[Start of Listed entries]
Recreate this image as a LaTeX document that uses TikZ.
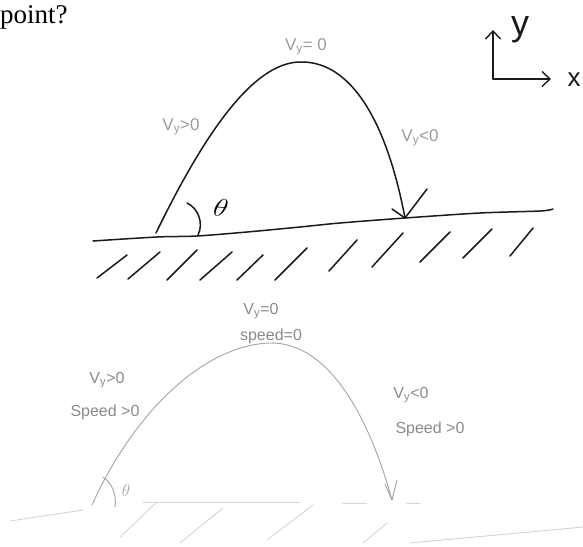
\documentclass[tikz,border=0pt]{standalone}
\usepackage{fontspec}
\setmainfont{Liberation Serif}
\newfontfamily\handfont{Liberation Sans}
\usetikzlibrary{arrows.meta}
\definecolor{ink}{HTML}{1A1A1A}
\definecolor{pencil}{HTML}{9A9A9A}
\definecolor{faint}{HTML}{A3A3A3}
\definecolor{ghost}{HTML}{D4D4D4}
\begin{document}
\begin{tikzpicture}[x=1pt,y=-1pt,
  inkline/.style={draw=ink, line width=1.5pt, line cap=round, line join=round},
  faintline/.style={draw=faint, line width=0.9pt, line cap=round, line join=round},
  ghostline/.style={draw=ghost, line width=0.9pt, line cap=round},
  hand/.style={font=\handfont\fontsize{17}{17}\selectfont, text=pencil, inner sep=0pt},
  handb/.style={font=\handfont\fontsize{16}{16}\selectfont, text=faint!85!black, inner sep=0pt},
  axistip/.style={-{Straight Barb[length=8pt,width=15pt,line width=1.4pt]}}]
\useasboundingbox (0,0) rectangle (583,546);

% question text
\node[anchor=base west, inner sep=0pt, font=\fontsize{27}{27}\selectfont] (question) at (0,23) {point?};

% ---------------- top sketch ----------------
\coordinate (launch) at (156,233);
\coordinate (apex) at (303,62);
\coordinate (land) at (405,218);
\coordinate (barbL) at (392,209);
\coordinate (barbR) at (427,189);

\draw[inkline] (launch) .. controls (210,122) and (258,60) .. (apex)
  .. controls (350,63) and (386,118) .. (land);
\draw[inkline] (barbL) -- (land) -- (barbR);

% ground
\draw[inkline] plot[smooth, tension=0.5] coordinates {
  (93,241) (157,237) (197,236) (247,232) (300,227) (340,223) (405,218) (480,213) (540,211) (553,209)};

% hatching
\foreach \a/\b/\c/\d in {97/278/127/255, 128/279/160/252, 167/280/197/250,
  200/280/232/252, 237/280/263/255, 275/280/307/248, 329/271/357/240,
  372/267/403/233, 420/262/450/232, 463/258/492/229, 510/256/533/228}
  \draw[inkline] (\a,\b) -- (\c,\d);

% angle arc and theta
\coordinate (arcA) at (198,235);
\coordinate (arcB) at (187,203);
\draw[inkline] (arcA) .. controls (204,223) and (198,208) .. (arcB);
\node[font=\fontsize{28}{28}\selectfont, xscale=1.2, rotate=-8, inner sep=0pt] (thetaTop) at (221,208) {$\theta$};

% labels
\node[hand] (vyZeroTop) at (306,47) {V\textsubscript{y}= 0};
\node[hand] (vyPosTop) at (181,127) {V\textsubscript{y}>0};
\node[hand] (vyNegTop) at (420,138) {V\textsubscript{y}<0};

% axes
\coordinate (origin) at (493,79);
\coordinate (yend) at (493,30);
\coordinate (xend) at (551,79);
\draw[inkline, axistip] (origin) -- (yend);
\draw[inkline, axistip] (origin) -- (xend);
\node[font=\handfont\fontsize{36}{36}\selectfont, text=ink, inner sep=0pt] (ylabel) at (520,30) {y};
\node[font=\handfont\fontsize{26}{26}\selectfont, text=ink, inner sep=0pt] (xlabel) at (574,80) {x};

% ---------------- bottom sketch ----------------
\coordinate (blaunch) at (92,505);
\coordinate (bapex) at (270,343);
\coordinate (bland) at (392,500);
\coordinate (bbarbL) at (385,484);
\coordinate (bbarbR) at (397,480);

\draw[faintline] (blaunch) .. controls (135,410) and (205,345) .. (bapex)
  .. controls (330,342) and (370,420) .. (bland);
\draw[faintline] (bbarbL) -- (bland) -- (bbarbR);

% bottom angle
\draw[faintline] (115,507) .. controls (117,495) and (112,483) .. (103,477);
\node[font=\fontsize{16}{16}\selectfont, text=faint, inner sep=0pt] (thetaBot) at (126,490) {$\theta$};

% bottom ground (very faint)
\draw[ghostline] (10,521) -- (83,510);
\draw[ghostline] (143,502) -- (300,502);
\draw[ghostline] (343,503) -- (367,503);
\draw[ghostline] (407,503) -- (420,503);
\draw[ghostline] (410,543) -- (583,527);
\foreach \a/\b/\c/\d in {120/537/157/502, 180/543/223/508, 267/540/313/505, 363/543/387/523}
  \draw[ghostline] (\a,\b) -- (\c,\d);

% bottom labels
\node[handb] (bvyZero) at (261,311) {V\textsubscript{y}=0};
\node[handb] (bspeedZero) at (271,336) {speed=0};
\node[handb] (bvyPos) at (107,380) {V\textsubscript{y}>0};
\node[handb] (bspeedPos) at (105,412) {Speed >0};
\node[handb] (bvyNeg) at (411,395) {V\textsubscript{y}<0};
\node[handb] (bspeedNeg) at (430,429) {Speed >0};
\end{tikzpicture}
\end{document}
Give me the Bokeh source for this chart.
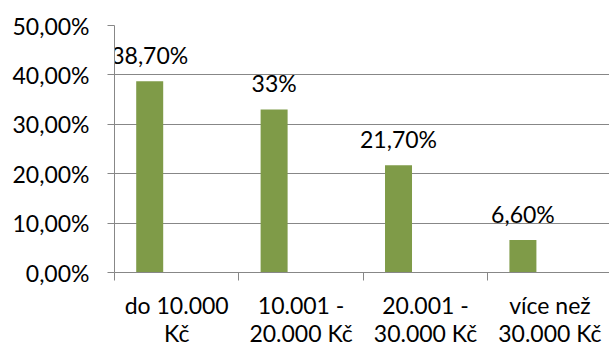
[End of Listed entries]
▶ _Problem statement_
Retype each record exactly as it stands, but do not include the pictures.

▶ _Task response_
Recreate this image as a LaTeX document that uses TikZ.
\documentclass[tikz,border=0pt]{standalone}
\usepackage{fontspec}
\setmainfont{Liberation Serif}
\newfontfamily\handfont{Liberation Sans}
\usetikzlibrary{arrows.meta}
\definecolor{ink}{HTML}{1A1A1A}
\definecolor{pencil}{HTML}{9A9A9A}
\definecolor{faint}{HTML}{A3A3A3}
\definecolor{ghost}{HTML}{D4D4D4}
\begin{document}
\begin{tikzpicture}[x=1pt,y=-1pt,
  inkline/.style={draw=ink, line width=1.5pt, line cap=round, line join=round},
  faintline/.style={draw=faint, line width=0.9pt, line cap=round, line join=round},
  ghostline/.style={draw=ghost, line width=0.9pt, line cap=round},
  hand/.style={font=\handfont\fontsize{17}{17}\selectfont, text=pencil, inner sep=0pt},
  handb/.style={font=\handfont\fontsize{16}{16}\selectfont, text=faint!85!black, inner sep=0pt},
  axistip/.style={-{Straight Barb[length=8pt,width=15pt,line width=1.4pt]}}]
\useasboundingbox (0,0) rectangle (583,546);

% question text
\node[anchor=base west, inner sep=0pt, font=\fontsize{27}{27}\selectfont] (question) at (0,23) {point?};

% ---------------- top sketch ----------------
\coordinate (launch) at (156,233);
\coordinate (apex) at (303,62);
\coordinate (land) at (405,218);
\coordinate (barbL) at (392,209);
\coordinate (barbR) at (427,189);

\draw[inkline] (launch) .. controls (210,122) and (258,60) .. (apex)
  .. controls (350,63) and (386,118) .. (land);
\draw[inkline] (barbL) -- (land) -- (barbR);

% ground
\draw[inkline] plot[smooth, tension=0.5] coordinates {
  (93,241) (157,237) (197,236) (247,232) (300,227) (340,223) (405,218) (480,213) (540,211) (553,209)};

% hatching
\foreach \a/\b/\c/\d in {97/278/127/255, 128/279/160/252, 167/280/197/250,
  200/280/232/252, 237/280/263/255, 275/280/307/248, 329/271/357/240,
  372/267/403/233, 420/262/450/232, 463/258/492/229, 510/256/533/228}
  \draw[inkline] (\a,\b) -- (\c,\d);

% angle arc and theta
\coordinate (arcA) at (198,235);
\coordinate (arcB) at (187,203);
\draw[inkline] (arcA) .. controls (204,223) and (198,208) .. (arcB);
\node[font=\fontsize{28}{28}\selectfont, xscale=1.2, rotate=-8, inner sep=0pt] (thetaTop) at (221,208) {$\theta$};

% labels
\node[hand] (vyZeroTop) at (306,47) {V\textsubscript{y}= 0};
\node[hand] (vyPosTop) at (181,127) {V\textsubscript{y}>0};
\node[hand] (vyNegTop) at (420,138) {V\textsubscript{y}<0};

% axes
\coordinate (origin) at (493,79);
\coordinate (yend) at (493,30);
\coordinate (xend) at (551,79);
\draw[inkline, axistip] (origin) -- (yend);
\draw[inkline, axistip] (origin) -- (xend);
\node[font=\handfont\fontsize{36}{36}\selectfont, text=ink, inner sep=0pt] (ylabel) at (520,30) {y};
\node[font=\handfont\fontsize{26}{26}\selectfont, text=ink, inner sep=0pt] (xlabel) at (574,80) {x};

% ---------------- bottom sketch ----------------
\coordinate (blaunch) at (92,505);
\coordinate (bapex) at (270,343);
\coordinate (bland) at (392,500);
\coordinate (bbarbL) at (385,484);
\coordinate (bbarbR) at (397,480);

\draw[faintline] (blaunch) .. controls (135,410) and (205,345) .. (bapex)
  .. controls (330,342) and (370,420) .. (bland);
\draw[faintline] (bbarbL) -- (bland) -- (bbarbR);

% bottom angle
\draw[faintline] (115,507) .. controls (117,495) and (112,483) .. (103,477);
\node[font=\fontsize{16}{16}\selectfont, text=faint, inner sep=0pt] (thetaBot) at (126,490) {$\theta$};

% bottom ground (very faint)
\draw[ghostline] (10,521) -- (83,510);
\draw[ghostline] (143,502) -- (300,502);
\draw[ghostline] (343,503) -- (367,503);
\draw[ghostline] (407,503) -- (420,503);
\draw[ghostline] (410,543) -- (583,527);
\foreach \a/\b/\c/\d in {120/537/157/502, 180/543/223/508, 267/540/313/505, 363/543/387/523}
  \draw[ghostline] (\a,\b) -- (\c,\d);

% bottom labels
\node[handb] (bvyZero) at (261,311) {V\textsubscript{y}=0};
\node[handb] (bspeedZero) at (271,336) {speed=0};
\node[handb] (bvyPos) at (107,380) {V\textsubscript{y}>0};
\node[handb] (bspeedPos) at (105,412) {Speed >0};
\node[handb] (bvyNeg) at (411,395) {V\textsubscript{y}<0};
\node[handb] (bspeedNeg) at (430,429) {Speed >0};
\end{tikzpicture}
\end{document}
Give me the Bokeh source for this chart.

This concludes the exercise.